An anonymous reader writes "Here's a fact you can distract your family with over the Thanksgiving table: many of the major ingredients in Thanksgiving foods have had their genomes sequenced. Biomedical researchers are interested in the turkey genome due to the animal's susceptibility to cancer; botanists are studying the genome of the Chinese chestnut to search for the root of its resistance to chestnut blight; and corn — well, corn's genome is just cool."

3 of 84 comments (clear)

  1. Gene Pool by DaMattster · · Score: 0, Offtopic

    I will be dining with some members of my family that, more often than not, seem to represent the shallower end of the Gene Pool! I came from the deep end (I think.)

  2. Re:No, corn is not cool by noidentity · · Score: 0, Offtopic

    Related to HFCS, I've seen agave nectar sold as a healthy sweetener alternative to sugar, but apparently agave has even higher fructose content than HFCS. But it's natural, and not evil sugar, so it must be better for humans.

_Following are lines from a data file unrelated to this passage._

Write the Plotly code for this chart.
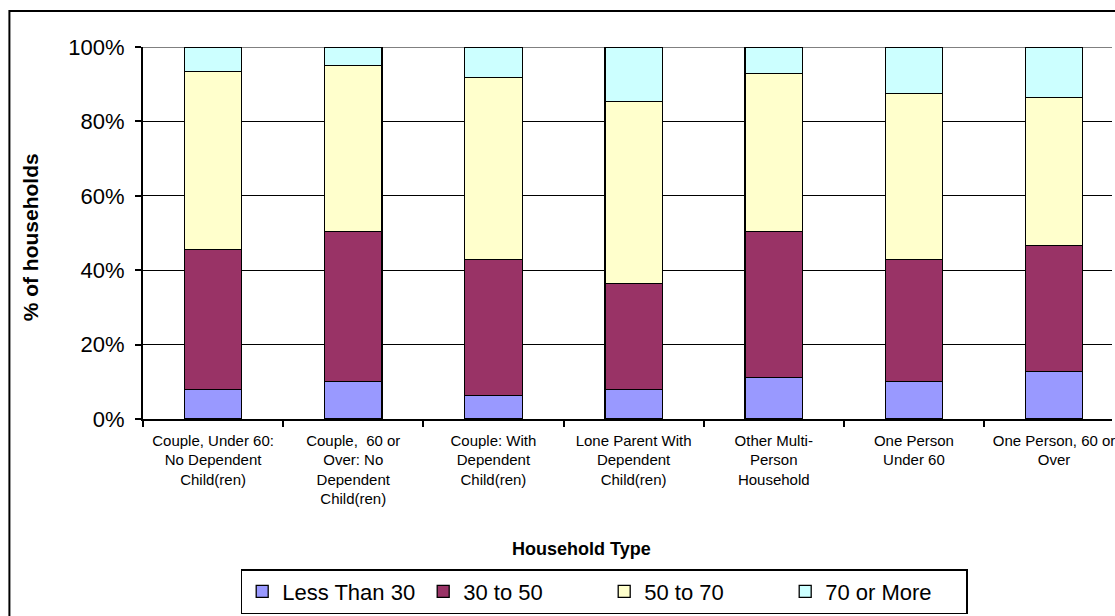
import plotly.graph_objects as go

categories = [
    "Couple, Under 60:<br>No Dependent<br>Child(ren)",
    "Couple,  60 or<br>Over: No<br>Dependent<br>Child(ren)",
    "Couple: With<br>Dependent<br>Child(ren)",
    "Lone Parent With<br>Dependent<br>Child(ren)",
    "Other Multi-<br>Person<br>Household",
    "One Person<br>Under 60",
    "One Person, 60 or<br>Over",
]
less_than_30 = [7.9, 10.0, 6.3, 7.9, 11.1, 10.0, 12.7]
from_30_to_50 = [37.6, 40.4, 36.5, 28.5, 39.3, 32.8, 33.9]
from_50_to_70 = [47.9, 44.6, 49.0, 48.9, 42.4, 44.7, 39.8]
seventy_or_more = [6.6, 5.0, 8.2, 14.7, 7.2, 12.5, 13.6]

series_names = ["Less Than 30", "30 to 50", "50 to 70", "70 or More"]
series_values = [less_than_30, from_30_to_50, from_50_to_70, seventy_or_more]
series_colors = ["#9999FF", "#993366", "#FFFFCC", "#CCFFFF"]

y_tick_values = [0, 20, 40, 60, 80, 100]
y_tick_labels = ["0%", "20%", "40%", "60%", "80%", "100%"]

FONT = "Liberation Sans, Arial, sans-serif"
W, H = 1115, 616
L, T, B = 143, 47, 197
plot_w = W - L
plot_h = H - T - B

fig = go.Figure()
for name, vals, col in zip(series_names, series_values, series_colors):
    fig.add_trace(go.Bar(
        x=categories, y=vals, name=name,
        marker=dict(color=col, line=dict(color="black", width=1.3)),
    ))

def px_x(p):
    return (p - L) / plot_w

def px_y(p):
    return (H - B - p) / plot_h

fig.update_layout(
    width=W, height=H,
    margin=dict(l=L, r=0, t=T, b=B, pad=0),
    barmode="stack",
    bargap=0.59,
    plot_bgcolor="white",
    paper_bgcolor="white",
    font=dict(family=FONT, color="black"),
    showlegend=True,
    legend=dict(
        orientation="h",
        x=px_x(241), xanchor="left",
        y=px_y(569), yanchor="top",
        bordercolor="black", borderwidth=1.5,
        font=dict(size=22, family=FONT),
        entrywidth=136,
        traceorder="normal",
        itemclick=False, itemdoubleclick=False,
    ),
    xaxis=dict(
        type="category",
        range=[-0.5, -0.5 + plot_w / 140.6],
        showline=True, linecolor="black", linewidth=1.5,
        ticks="outside", tickson="boundaries", ticklen=6, tickcolor="black", tickwidth=1.5,
        showgrid=False,
        tickfont=dict(size=15, family=FONT),
        ticklabelstandoff=7,
        fixedrange=True,
    ),
    yaxis=dict(
        range=[0, 100],
        tickmode="array",
        tickvals=y_tick_values,
        ticktext=y_tick_labels,
        showline=True, linecolor="black", linewidth=2,
        ticks="outside", ticklen=6, tickcolor="black", tickwidth=1.5,
        showgrid=True, gridcolor="black", gridwidth=1,
        zeroline=False,
        tickfont=dict(size=22, family=FONT),
        ticklabelstandoff=6,
        fixedrange=True,
    ),
    annotations=[
        dict(text="<b>% of households</b>", xref="paper", yref="paper",
             x=px_x(30), y=px_y(237), textangle=-90, showarrow=False,
             font=dict(size=21, family=FONT), xanchor="center", yanchor="middle"),
        dict(text="<b>Household Type</b>", xref="paper", yref="paper",
             x=px_x(583), y=px_y(549), showarrow=False,
             font=dict(size=18, family=FONT), xanchor="center", yanchor="middle"),
    ],
    shapes=[
        dict(type="line", xref="paper", yref="y", x0=0, x1=1, y0=100, y1=100,
             line=dict(color="#808080", width=2), layer="below"),
        dict(type="rect", xref="paper", yref="paper",
             x0=px_x(9), x1=px_x(W + 20), y0=px_y(H + 20), y1=px_y(11),
             line=dict(color="black", width=2), fillcolor="rgba(0,0,0,0)", layer="above"),
    ],
)

fig.write_html("out.html", config={"displayModeBar": False})
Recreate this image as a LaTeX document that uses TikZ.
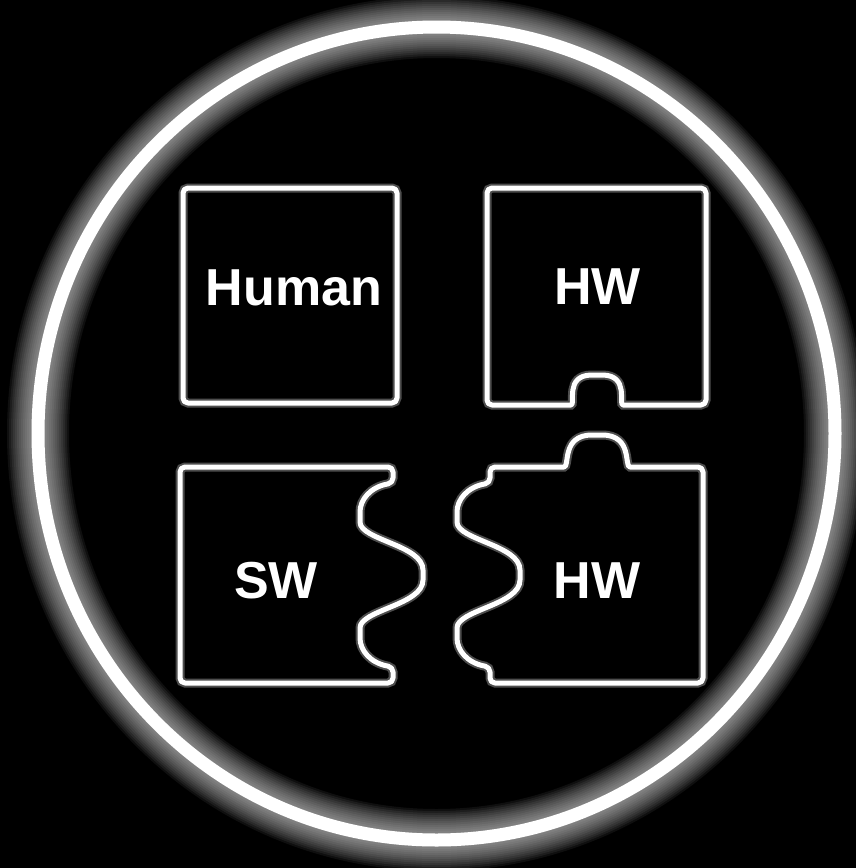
\documentclass[tikz,border=0pt]{standalone}
\usepackage{fontspec}
\setmainfont{Liberation Sans}
\usepackage{tikz}
\usetikzlibrary{calc}

\tikzset{
    glowline/.style={draw=white, line width=5, line join=round,
        preaction={draw=white!60, line width=9, opacity=0.3}},
    piece/.style={glowline, rounded corners=5},
    lbl/.style={text=white, font=\fontsize{52}{60}\selectfont\bfseries, inner sep=0pt}
}

\begin{document}
\begin{tikzpicture}[x=1pt, y=-1pt]
    % background and frame
    \fill[black] (0,0) rectangle (856,868);
    \useasboundingbox (0,0) rectangle (856,868);
    \coordinate (mid) at (436.5,433.5);

    % outer ring with soft halo
    \foreach \w in {62,58,...,14}
        \draw[white!65, line width=\w, opacity=0.06] (mid) ellipse [x radius=398.5, y radius=406.5];
    \draw[white, line width=13] (mid) ellipse [x radius=398.5, y radius=406.5];

    % Human piece
    \draw[piece] (183,188) rectangle (397,403);

    % HW piece with socket at the bottom
    \draw[piece] (487,188) -- (706,188) -- (706,405) -- (628,405)
        .. controls (618,405) and (630,375) .. (597,375)
        .. controls (564,375) and (576,405) .. (566,405)
        -- (487,405) -- cycle;

    % SW piece with wavy right edge
    \draw[piece] (180,467) -- (393,467) -- (393,483)
        .. controls (370,487) and (360,500) .. (360,517)
        .. controls (360,540) and (423,545) .. (423,575)
        .. controls (423,605) and (360,610) .. (360,633)
        .. controls (360,650) and (370,663) .. (393,667)
        -- (393,683) -- (180,683) -- cycle;

    % HW piece with knob on top and wavy left edge
    \draw[piece] (490,467) -- (559,467)
        .. controls (570,467) and (561,435) .. (597,435)
        .. controls (633,435) and (624,467) .. (635,467)
        -- (703,467) -- (703,683) -- (490,683) -- (490,667)
        .. controls (467,663) and (457,650) .. (457,633)
        .. controls (457,610) and (520,605) .. (520,575)
        .. controls (520,545) and (457,540) .. (457,517)
        .. controls (457,500) and (467,487) .. (490,483)
        -- cycle;

    % labels
    \node[lbl] (human) at (294,288) {Human};
    \node[lbl] (hwtop) at (597.5,287) {HW};
    \node[lbl] (sw) at (276,581) {SW};
    \node[lbl] (hwbot) at (597,581) {HW};
\end{tikzpicture}
\end{document}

  3. Re:Corn... by tlhIngan · · Score: 0, Offtopic

    Corn has been sequenced so the bio-tech companies can find out where to insert the gene for resistance to Roundup and the gene that makes it infertile after one generation. (forcing farmers to buy new seed every year)

    And when those terminator genes don't work, Monsanto sues the farmer next door for patent infringement because his corn cross-bred with Monsanto corn. It's the perfect scam - get one farm using your corn, and it infects every farm around it, so you sue to get more license agreements.